Read this a few years ago and it coloured my view of the things - https://mannkal.org/downloads/environment/windfarmscam.pdf

Quote

There are many natural resources that are
intermittent, wind is one and water is another.
All life depends on water. Water can be stored.
Electricity cannot be stored in economically
large quantities. A result of this is that every
kilowatt hour of electricity produced must
be instantaneously used or spilled back into
the earth. This has dire consequences for our
already expensive (and low yielding) wind
turbines, as ygu cannot simply turn them on
and offas needed to balance supply. In context,
we build wind turbines to generate electricity
not to cut CO, emissions. The former is a
requirement that is highly inefficient, the latter
an added benefit'(p. 59).

This was written in 2009. 

 

https://www.ofgem.gov.uk/data-portal/electricity-generation-mix-quarter-and-fuel-source-gb

 

Since then winds share of the energy mix has jumped from about 2% of our energy mix to 20%. We can predict wind days in advance and have the grid ready to switch between wind and gas, varying the loads. 

 

The latest offshore wind farms are winning auctions at £57.5 per MWh. That is for 15 years after it is built it will get a minimum of £57.5 MWh when it sells energy to the grid. That is against an estimate £60 MWh for new gas and that will go up if the costs of gas continue to rise on the global markets. 

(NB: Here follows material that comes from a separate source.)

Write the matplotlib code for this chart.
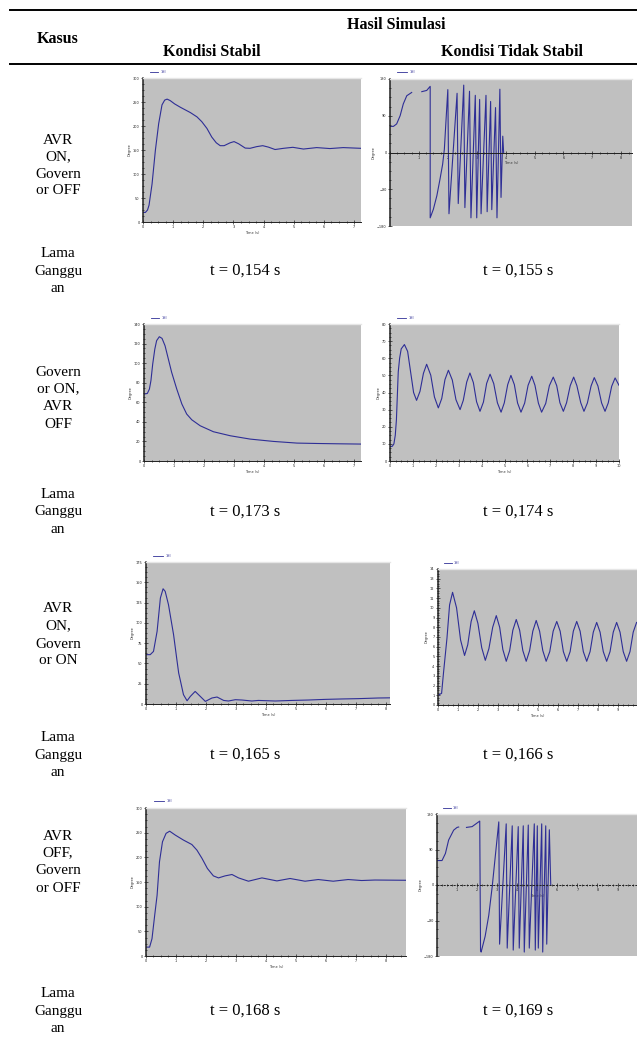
import numpy as np
import matplotlib
matplotlib.use("Agg")
import matplotlib.pyplot as plt
from matplotlib.ticker import MultipleLocator

nan = np.nan

# ---------------- text content ----------------
header_case = "Kasus"
header_result = "Hasil Simulasi"
header_stable = "Kondisi Stabil"
header_unstable = "Kondisi Tidak Stabil"
case_labels = [["AVR", "ON,", "Govern", "or OFF"],
               ["Govern", "or ON,", "AVR", "OFF"],
               ["AVR", "ON,", "Govern", "or ON"],
               ["AVR", "OFF,", "Govern", "or OFF"]]
duration_label = ["Lama", "Ganggu", "an"]
t_stable = ["t = 0,154 s", "t = 0,173 s", "t = 0,165 s", "t = 0,168 s"]
t_unstable = ["t = 0,155 s", "t = 0,174 s", "t = 0,166 s", "t = 0,169 s"]

# ---------------- data ----------------
# Row 1 : AVR ON, Governor OFF
s1_t = [0, 0.08, 0.15, 0.2, 0.3, 0.41, 0.52, 0.63, 0.72, 0.8, 0.9, 1.05, 1.24, 1.57,
        1.79, 1.95, 2.12, 2.28, 2.43, 2.56, 2.69, 2.89, 3.02, 3.17, 3.39, 3.55, 3.77,
        3.97, 4.16, 4.38, 4.66, 4.97, 5.32, 5.76, 6.2, 6.64, 7.23]
s1_y = [20, 20, 25, 35, 79, 149, 205, 244, 254, 256, 253, 246, 239, 228,
        219, 209, 195, 177, 165, 159, 159, 165, 167.5, 163, 154, 153.5, 157,
        159, 156, 151, 153.5, 155.6, 152, 155, 153, 155, 153.5]

u1_t = [0.0, 0.12, 0.23, 0.35, 0.46, 0.58, 0.75, nan, 1.1, 1.27, 1.39, 1.39, 1.5,
        1.62, 1.73, 1.82, 1.88, 1.94, 2.0, 2.04, 2.32, 2.36, 2.55, 2.59, 2.75, 2.80,
        2.95, 3.0, 3.10, 3.15, 3.32, 3.36, 3.48, 3.52, 3.65, 3.70, 3.80, 3.84, 3.90, 3.93]
u1_y = [64, 64, 70, 90, 119, 139, 147, nan, 149, 152, 162, -160, -139,
        -106, -65, -29, 8, 82, 154, -150, 145, -125, 165, -135, 150, -160,
        140, -160, 130, -150, 140, -145, 125, -140, 110, -160, 155, -110, 40, 0]

# Row 2 : Governor ON, AVR OFF
s2_t = [0, 0.11, 0.18, 0.23, 0.29, 0.36, 0.42, 0.51, 0.6, 0.7, 0.81, 0.92, 1.09,
        1.26, 1.42, 1.59, 1.87, 2.31, 2.87, 3.53, 4.31, 5.09, 5.76, 6.42, 7.22]
s2_y = [68.4, 69, 73.5, 82, 99.1, 114.4, 123, 127, 125.3, 117.8, 104.2, 90.6, 73.5,
        58.2, 48, 42.1, 36, 29.9, 25.8, 22.4, 20, 18.3, 17.9, 17.6, 17.3]

u2_t = [0.00, 0.10, 0.17, 0.23, 0.28, 0.32, 0.36, 0.42, 0.49, 0.63, 0.77, 0.90, 1.03,
        1.16, 1.31, 1.46, 1.60, 1.78, 1.94, 2.11, 2.26, 2.40, 2.55, 2.72, 2.88, 3.06,
        3.20, 3.35, 3.49, 3.64, 3.78, 3.93, 4.08, 4.22, 4.37, 4.53, 4.69, 4.85, 4.99,
        5.14, 5.28, 5.43, 5.57, 5.72, 5.88, 6.03, 6.19, 6.33, 6.48, 6.62, 6.80, 6.96,
        7.13, 7.28, 7.42, 7.57, 7.71, 7.87, 8.02, 8.16, 8.33, 8.47, 8.62, 8.78, 8.92,
        9.08, 9.24, 9.39, 9.53, 9.68, 9.83, 10.0]
u2_y = [8.4, 8.6, 10, 15, 24, 38, 52, 60, 65.5, 68, 64, 52, 40,
        35.4, 40.7, 51.2, 56.5, 50.1, 37.4, 31, 36.5, 47.5, 53, 47.3, 35.8, 30,
        35.4, 46.1, 51.4, 45.8, 34.6, 29, 34.4, 45.3, 50.7, 45.2, 34.0, 28.5, 33.9,
        44.6, 50, 44.6, 33.9, 28.5, 33.8, 44.2, 49.5, 44.2, 33.8, 28.5, 33.6, 44.0,
        49.0, 44.0, 34.0, 29.0, 34.0, 44.0, 49.0, 44.0, 34.0, 29.0, 33.9, 43.8, 48.7,
        43.8, 33.9, 29.0, 33.9, 43.6, 48.5, 44.2]

# Row 3 : AVR ON, Governor ON
s3_t = [0.00, 0.14, 0.25, 0.37, 0.48, 0.57, 0.64, 0.75, 0.92, 1.03, 1.09, 1.14, 1.25,
        1.37, 1.48, 1.64, 1.81, 1.98, 2.2, 2.37, 2.59, 2.75, 2.98, 3.2, 3.53, 3.75,
        4.31, 4.87, 5.41, 5.98, 6.53, 7.08, 7.75, 8.14]
s3_y = [60.8, 60.8, 64.8, 89.5, 130.6, 142, 138.8, 122.4, 85.4, 54.6, 38.2, 30, 11.5,
        4, 9.4, 15.5, 9.4, 3.2, 7.4, 8.6, 4.4, 3.7, 5.3, 4.9, 3.7, 4.4,
        3.7, 4.4, 4.9, 5.7, 6.2, 6.6, 7.4, 7.6]

u3_t = [0.00, 0.18, 0.28, 0.45, 0.58, 0.73, 0.93, 1.13, 1.33, 1.49, 1.66, 1.82, 2.0,
        2.19, 2.37, 2.55, 2.74, 2.92, 3.09, 3.25, 3.42, 3.59, 3.75, 3.92, 4.09, 4.25,
        4.42, 4.59, 4.75, 4.92, 5.09, 5.25, 5.42, 5.6, 5.77, 5.95, 6.12, 6.28, 6.45,
        6.62, 6.78, 6.95, 7.12, 7.28, 7.45, 7.62, 7.78, 7.95, 8.12, 8.28, 8.45, 8.62,
        8.78, 8.95, 9.12, 9.28, 9.45, 9.62, 9.78, 9.95]
u3_y = [1.0, 1.2, 3.4, 6.9, 10.3, 11.6, 10.0, 6.7, 5.1, 6.2, 8.6, 9.7, 8.4,
        5.9, 4.6, 5.8, 8.0, 9.2, 8.0, 5.7, 4.5, 5.6, 7.7, 8.8, 7.7, 5.6,
        4.5, 5.6, 7.6, 8.7, 7.6, 5.6, 4.5, 5.5, 7.6, 8.6, 7.6, 5.5, 4.5,
        5.5, 7.6, 8.6, 7.6, 5.5, 4.5, 5.5, 7.5, 8.5, 7.5, 5.5, 4.5, 5.5,
        7.5, 8.5, 7.5, 5.5, 4.5, 5.5, 7.5, 8.5]

# Row 4 : AVR OFF, Governor OFF
s4_t = [0, 0.12, 0.2, 0.29, 0.37, 0.45, 0.55, 0.67, 0.79, 0.98, 1.25, 1.53, 1.7, 1.87,
        2.05, 2.25, 2.42, 2.64, 2.87, 3.09, 3.42, 3.87, 4.37, 4.81, 5.31, 5.75, 6.25,
        6.75, 7.2, 7.64, 8.68]
s4_y = [18, 18, 35, 82.5, 123, 191, 231.5, 248.6, 253, 245, 235, 226, 214.6, 197.8,
        177.4, 162.4, 158.3, 162.4, 165.2, 158.3, 151.6, 158.3, 152.2, 157.1, 151.6, 155, 151.6,
        155, 153, 154, 153.5]

u4_t = [0.03, 0.25, 0.42, 0.58, 0.83, 1.0, 1.08, nan, 1.47, 1.75, 2.13, 2.17, 2.2, 2.4,
        2.58, 2.75, 2.9, 3.08, 3.12, 3.45, 3.5, 3.75, 3.8, 4.05, 4.1, 4.3, 4.35, 4.55,
        4.6, 4.85, 4.9, 5.0, 5.05, 5.22, 5.27, 5.42, 5.47, 5.6, 5.67]
u4_y = [62, 62, 80, 114, 139, 146, 147, nan, 146, 148, 162, -165, -170, -130,
        -77, -5, 70, 160, -150, 155, -160, 150, -165, 148, -160, 150, -170, 152,
        -160, 155, -165, 150, -160, 155, -170, 150, -150, 140, 0]

# ---------------- figure ----------------
W, H = 637, 1041
fig = plt.figure(figsize=(W / 100, H / 100), dpi=100)
fig.patch.set_facecolor("white")

SERIF = ["Liberation Serif", "DejaVu Serif"]
LINE = "#2e2e96"
GRAY = "#c0c0c0"
FS = 11


def fx(x):
    return x / W


def fy(y):
    return 1 - y / H


def rect(x0, y0, x1, y1):
    return [x0 / W, 1 - y1 / H, (x1 - x0) / W, (y1 - y0) / H]


def ftext(x, y, s, bold=False, size=FS):
    fig.text(fx(x), fy(y), s, ha="center", va="center", fontsize=size,
             family=SERIF, fontweight="bold" if bold else "normal", color="black")


# header
fig.add_artist(plt.Line2D([fx(10), fx(637)], [fy(10), fy(10)], color="black", lw=1.4))
fig.add_artist(plt.Line2D([fx(10), fx(637)], [fy(63.5), fy(63.5)], color="black", lw=1.4))
ftext(58, 39, header_case, bold=True, size=11.5)
ftext(396, 25, header_result, bold=True, size=11.5)
ftext(212, 52, header_stable, bold=True, size=11.5)
ftext(512, 52, header_unstable, bold=True, size=11.5)

case_y = [[140, 157, 174, 191], [372, 389, 407, 424], [609, 626, 644, 661], [836, 853, 871, 888]]
t_line_y = [271, 512, 755, 1011]
for r in range(4):
    for s, yy in zip(case_labels[r], case_y[r]):
        ftext(58, yy, s)
    for k, s in enumerate(duration_label):
        ftext(58, t_line_y[r] + (k - 1) * 17.5, s)
    ftext(245, t_line_y[r], t_stable[r], size=12)
    ftext(518, t_line_y[r], t_unstable[r], size=12)


def panel(box, t, y, xlim, ylim, ymajor, xmajor=1.0, zero=None, legend="1SI"):
    ax = fig.add_axes(rect(*box))
    ax.set_facecolor(GRAY)
    ax.plot(t, y, color=LINE, lw=0.8, solid_joinstyle="round")
    ax.set_xlim(*xlim)
    ax.set_ylim(*ylim)
    ax.spines["right"].set_visible(False)
    ax.spines["top"].set_color("#e6e6e6")
    ax.spines["top"].set_linewidth(1.0)
    ax.spines["left"].set_color("#202020")
    ax.spines["left"].set_linewidth(1.1)
    ax.spines["bottom"].set_color("#202020")
    ax.spines["bottom"].set_linewidth(0.7)
    if zero is not None:
        ax.spines["bottom"].set_position(("data", 0))
        if zero == "dotted":
            ax.spines["bottom"].set_linestyle((0, (1.2, 2.2)))
    ax.yaxis.set_major_locator(MultipleLocator(ymajor))
    ax.yaxis.set_minor_locator(MultipleLocator(ymajor / 4))
    ax.xaxis.set_major_locator(MultipleLocator(xmajor))
    ax.xaxis.set_minor_locator(MultipleLocator(xmajor / 4))
    ax.tick_params(which="both", direction="inout", colors="#202020", width=0.5,
                   labelsize=2.5, pad=1)
    ax.tick_params(which="major", length=3)
    ax.tick_params(which="minor", length=1.6)
    ax.set_ylabel("Degree", fontsize=2.5, labelpad=1, color="#333333")
    ax.set_xlabel("Time (s)", fontsize=2.5, labelpad=1, color="#333333")
    ax.plot([0.03, 0.07], [1.045, 1.045], transform=ax.transAxes, color=LINE,
            lw=0.6, clip_on=False)
    ax.text(0.08, 1.045, legend, transform=ax.transAxes, fontsize=2.5,
            color=LINE, va="center", ha="left")
    return ax


panel((143, 78, 361, 222), s1_t, s1_y, (0, 7.23), (0, 300), 50)
panel((390, 79, 632, 226), u1_t, u1_y, (0, 8.37), (-180, 180), 90, zero="solid")
panel((144, 324, 361, 461), s2_t, s2_y, (0, 7.22), (0, 140), 20)
panel((390, 324, 619, 461), u2_t, u2_y, (0, 10), (0, 80), 10)
panel((146, 562, 390, 704), s3_t, s3_y, (0, 8.14), (0, 175), 25)
panel((438, 569, 637, 705), u3_t, u3_y, (0, 9.97), (0, 14), 1)
panel((146, 808, 406, 956), s4_t, s4_y, (0, 8.68), (0, 300), 50)
panel((437, 814, 637, 956), u4_t, u4_y, (0, 9.97), (-180, 180), 90, zero="dotted")

fig.savefig("out.png", dpi=100, facecolor="white")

Onshore wind is cheaper still but now a bit of a pariah in Westminster. But it is likely that in the coming years it will be cheaper than gas as costs continue to fall. 

And as for storage grid scale lithium storage is now competing with peaker plants to deliver peak power, by buying power in low use hours and selling at peak. 

 

Linked to wind farms in South Australia the Tesla Powerpack is out competing fossil fuels and lowering costs. 

https://electrek.co/2018/05/11/tesla-giant-battery-australia-reduced-grid-service-cost/

Quote

“In the first four months of operations of the Hornsdale Power Reserve (the official name of the Tesla big battery, owned and operated by Neoen), the frequency ancillary services prices went down by 90 per cent, so that’s 9-0 per cent. And the 100MW battery has achieved over 55 per cent of the FCAS revenues in South Australia. So it’s 2 per cent of the capacity in South Australia achieving 55 per cent of the revenues in South Australia.”

We are nowhere near being able to go 100% renewable yet, but the pathway to significantly increasing our renewable and storage here in the UK is open and it is likely to become the low cost option as once the capital costs of a wind farm have been repayed the running costs are very low, just maintenance.